There is still a huge part of me that wonders why I spend an hour on Tuesdays thinking about such bullshit; what's the big deal? You're fine. You deal with it perfectly fine. Move on, work on more important things.

And then, occasionally, little cracks will show in that, and I become aware of this tremendous rage lurking beneath, two decades of being pushed back to Work On More Important Things. Maybe it's fueled by the energy I pour into coping, every public minute of every day; I don't know. Maybe that's why I keep busy, so I use that energy to grapple with accessing the world instead of feeling things, exploding in unpredictable ways. Whatever that feeling is, it's highly compressed, explosive, ready to spring. So I'm noticing that and very carefully keeping it behind steel blast doors, not letting it out. Just feeling it out, trying to get a grasp of its magnitude. I thought I might have frustrated feelings on the topic, maybe even be mad -- but the monstrosity of anger I've gotten a vague sense of so far is... somewhat... scary.

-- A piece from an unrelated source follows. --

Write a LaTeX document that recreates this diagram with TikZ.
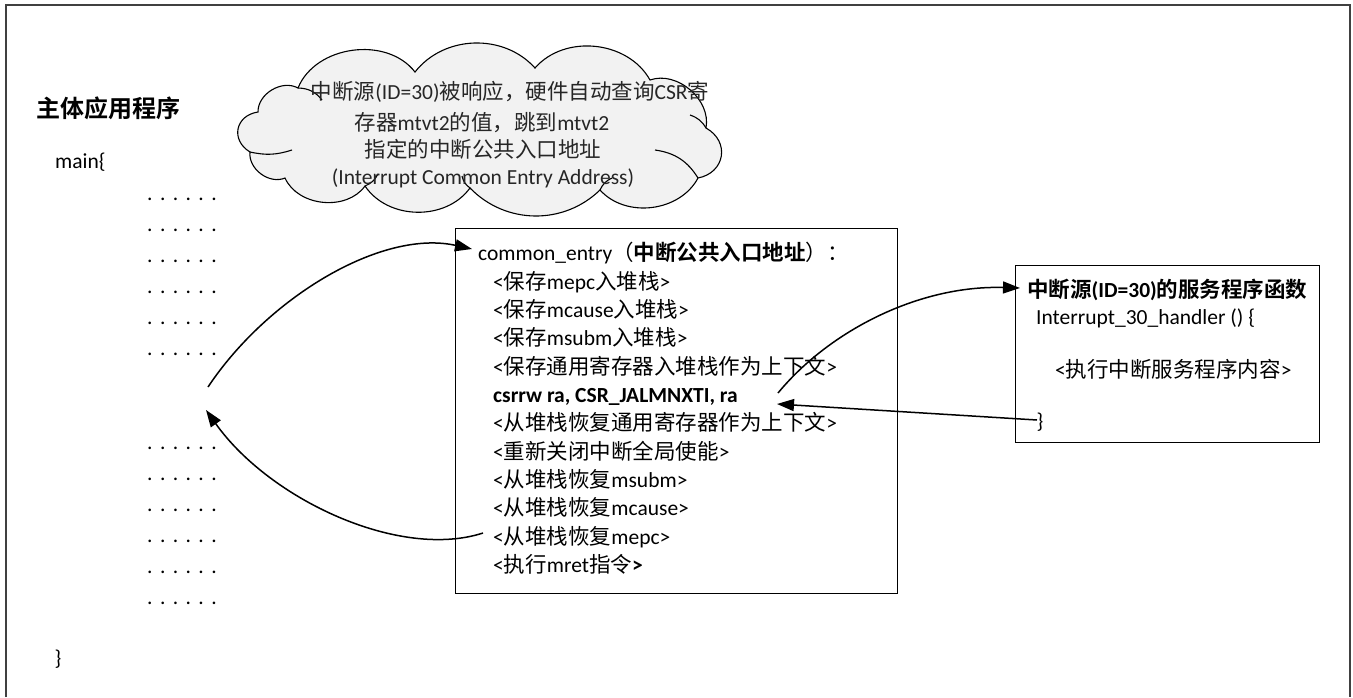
\documentclass[tikz,border=0pt]{standalone}
\usepackage{fontspec}
\setmainfont{Carlito}
\newfontfamily\cjk{Noto Sans CJK SC}[BoldFont={Noto Sans CJK SC Bold}]
\newcommand\zh[1]{{\cjk #1}}
\newcommand\fs{\fontsize{21.5}{26}\selectfont}
\newcommand\dotrowtext{.\kern7.4pt.\kern7.4pt.\kern7.4pt.\kern7.4pt.\kern7.4pt.}
\usetikzlibrary{arrows.meta}
\definecolor{cloudfill}{HTML}{F2F2F2}
\definecolor{frame}{HTML}{404040}
\begin{document}
\begin{tikzpicture}[x=1pt,y=-1pt,
  txt/.style={anchor=base west,inner sep=0pt,font=\fs},
  ctxt/.style={anchor=base,inner sep=0pt,font=\fs,text=black!85},
  dotrow/.style={anchor=base west,inner sep=0pt,font=\fs},
  boxed/.style={draw,line width=1.2pt,inner sep=0pt,anchor=north west},
  cloudline/.style={draw=black,line width=1.1pt},
  conn/.style={line width=1.5pt,-{Triangle[length=17pt,width=12pt]}}]
\useasboundingbox (0,0) rectangle (1353,697);
% outer frame (bottom edge lies outside the picture)
\draw[frame,line width=1.3pt] (6,697) -- (6,5) -- (1350,5) -- (1350,697);

% cloud (drawn in a y-up scope: points are (x,-y) in pixels)
\begin{scope}[y=1pt]
\path[cloudline,fill=cloudfill]
  (250,-152) to[bend left=70,looseness=1.45] (258,-112)
  to[bend left=60] (298,-88)
  to[bend left=60] (415,-72)
  to[bend left=50] (535,-68)
  to[bend left=55] (650,-80)
  to[bend left=60] (706,-128)
  to[bend left=70,looseness=1.4] (698,-178)
  to[bend left=55] (600,-190)
  to[bend left=45] (470,-188)
  to[bend left=55] (365,-186)
  to[bend left=60] (285,-178)
  to[bend left=60] (250,-152) -- cycle;
\draw[cloudline] (250,-152) to[bend right=15] (292,-150);
\draw[cloudline] (298,-88) to[bend left=25] (322,-100);
\draw[cloudline] (706,-128) to[bend right=20] (690,-115);
\draw[cloudline] (698,-178) to[bend right=25] (655,-150);
\draw[cloudline] (470,-188) to[bend left=20] (462,-176);
\draw[cloudline] (365,-186) to[bend right=20] (378,-174);
\draw[cloudline] (600,-190) to[bend left=20] (612,-178);
\end{scope}
\node[ctxt] (c1) at (510,99) {\zh{中断源}(ID=30)\zh{被响应，硬件自动查询}CSR\zh{寄}};
\node[ctxt] (c2) at (482,130) {\zh{存器}mtvt2\zh{的值，跳到}mtvt2};
\node[ctxt] (c3) at (483,157) {\zh{指定的中断公共入口地址}};
\node[ctxt] (c4) at (483,184) {(Interrupt Common Entry Address)};

% main program
\node[anchor=base west,inner sep=0pt,font=\fontsize{24}{28}\selectfont\bfseries] (title) at (36,117) {\zh{主体应用程序}};
\node[txt] (main) at (55,168) {main\{};
\foreach \y [count=\i] in {198,229,260,291,322,353} {
  \node[dotrow] (da\i) at (147,\y+2) {\dotrowtext};
}
\foreach \y [count=\i] in {447,478,509,540,571,602} {
  \node[dotrow] (db\i) at (147,\y+2) {\dotrowtext};
}
\node[inner sep=0pt,font=\fs] (mainend) at (58,659) {\}};

% common entry box
\node[boxed,minimum width=442pt,minimum height=365pt] (common) at (455,228) {};
\node[txt] (h) at (478,260) {common\_entry\zh{（}{\bfseries\zh{中断公共入口地址}}\zh{）：}};
\node[txt] (l1) at (493,289) {<\zh{保存}mepc\zh{入堆栈}>};
\node[txt] (l2) at (493,317) {<\zh{保存}mcause\zh{入堆栈}>};
\node[txt] (l3) at (493,345) {<\zh{保存}msubm\zh{入堆栈}>};
\node[txt] (l4) at (493,374) {<\zh{保存通用寄存器入堆栈作为上下文}>};
\node[txt,font=\fs\bfseries] (l5) at (493,402) {csrrw ra, CSR\_JALMNXTI, ra};
\node[txt] (l6) at (493,430) {<\zh{从堆栈恢复通用寄存器作为上下文}>};
\node[txt] (l7) at (493,459) {<\zh{重新关闭中断全局使能}>};
\node[txt] (l8) at (493,487) {<\zh{从堆栈恢复}msubm>};
\node[txt] (l9) at (493,515) {<\zh{从堆栈恢复}mcause>};
\node[txt] (l10) at (493,544) {<\zh{从堆栈恢复}mepc>};
\node[txt] (l11) at (493,572) {<\zh{执行}mret\zh{指令}{\bfseries >}};

% handler box
\node[boxed,minimum width=304pt,minimum height=177pt] (handler) at (1015,265) {};
\node[txt,font=\fs\bfseries] (ht) at (1027,297) {\zh{中断源}(ID=30)\zh{的服务程序函数}};
\node[txt] (hl1) at (1036,324) {Interrupt\_30\_handler () \{};
\node[txt] (hl2) at (1055,377) {<\zh{执行中断服务程序内容}>};
\node[inner sep=0pt,font=\fs] (hl3) at (1040,422) {\}};

% connectors
\coordinate (a1s) at (208,387);
\coordinate (a1e) at (472,249);
\coordinate (a2s) at (483,533);
\coordinate (a2e) at (206,410);
\coordinate (a3s) at (778,393);
\coordinate (a3e) at (1020,288);
\coordinate (a4s) at (1037,420);
\coordinate (a4e) at (777,404);
\draw[conn] (a1s) .. controls (268,297) and (382,229) .. (a1e);
\draw[conn] (a2s) .. controls (400,560) and (270,500) .. (a2e);
\draw[conn] (a3s) .. controls (830,330) and (920,285) .. (a3e);
\draw[conn] (a4s) -- (a4e);
\end{tikzpicture}
\end{document}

Like getting near an innocuous-looking thick door and feeling an intense heat -- you run like hell because that means an inferno is behind that door, and pray it doesn't shatter and belch fireballs in your direction.

Slowly. Work on that slowly, tiny pieces at a time; pick it up every so often, look, do a little thing, take the time to wrap it back up safely, put it down.

Then off again, moving at high speed at an easy lope. That's what today will be. This has been my half-hour of writing-as-meditation, getting my thoughts in order, getting them out. Now I'll pop my Ritalin, shower, wolf down breakfast while cooking up lunch -- and then portfolio. I'll write more about that as I go along.

My blog is for my future self, but sometimes it's a good thought-training tool for my present self as well.